Generative AI User Data
Many generative AI tools require users to log in for access, and many retain user information, including contact information, IP address, and all the inputs and outputs or “conversations” the users are having within the app. These practices implicate a consent issue because generative AI tools use this data to further train the models, making their “free” product come at a cost of user data to train the tools. This dovetails with security, as mentioned in the next section, but best practices would include not requiring users to sign in to use the tool and not retaining or using the user-generated content for any period after the active use by the user.
ENTITY
1 - Human
INTENT
2 - Unintentional
TIMING
2 - Post-deployment
Risk ID
mit522
Domain lineage
2. Privacy & Security
2.1 > Compromise of privacy by leaking or correctly inferring sensitive information
Mitigation strategy
1. Implement Robust and Granular Consent and Transparency Frameworks Require explicit, informed, and granular user consent for all data processing activities, particularly for secondary purposes such as generative model training. Establish public-facing, unambiguous data governance policies that fully detail the collection, processing, storage, sharing, and retention of user-generated inputs and outputs. Provide users with easily accessible mechanisms to opt out of data reuse for model enhancement and to exercise their statutory rights, such as the right to access and deletion of their data. 2. Enforce Strict Data Minimization and Protection Protocols Adhere to a data minimization principle, ensuring that only data strictly necessary for the intended function of the generative AI tool is collected and retained.
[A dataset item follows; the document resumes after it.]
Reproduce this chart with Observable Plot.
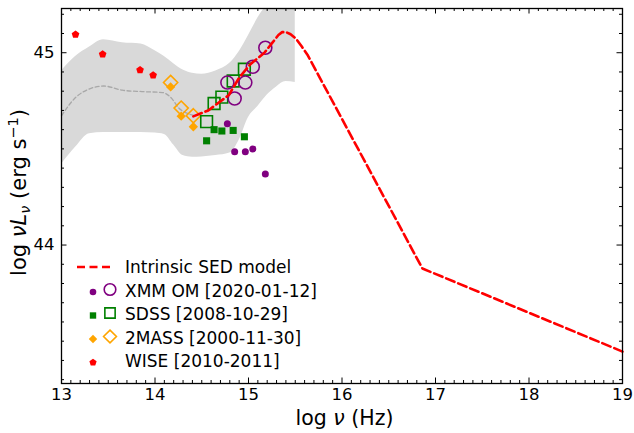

Proactively apply technical data protection methods—such as encryption, data masking, or pseudonymization—to all user inputs and outputs, especially for personally identifiable information (PII), before it is used for model training or inference. 3. Establish Secure System Vetting and Access Controls Conduct thorough vendor risk assessments, vetting all generative AI tools for compliance with established security and data governance standards. Furthermore, implement stringent Identity and Access Management (IAM) practices based on the principle of least privilege, restricting internal access to training data and model artifacts to only authorized personnel, thereby mitigating the risk of unauthorized use or internal data leakage.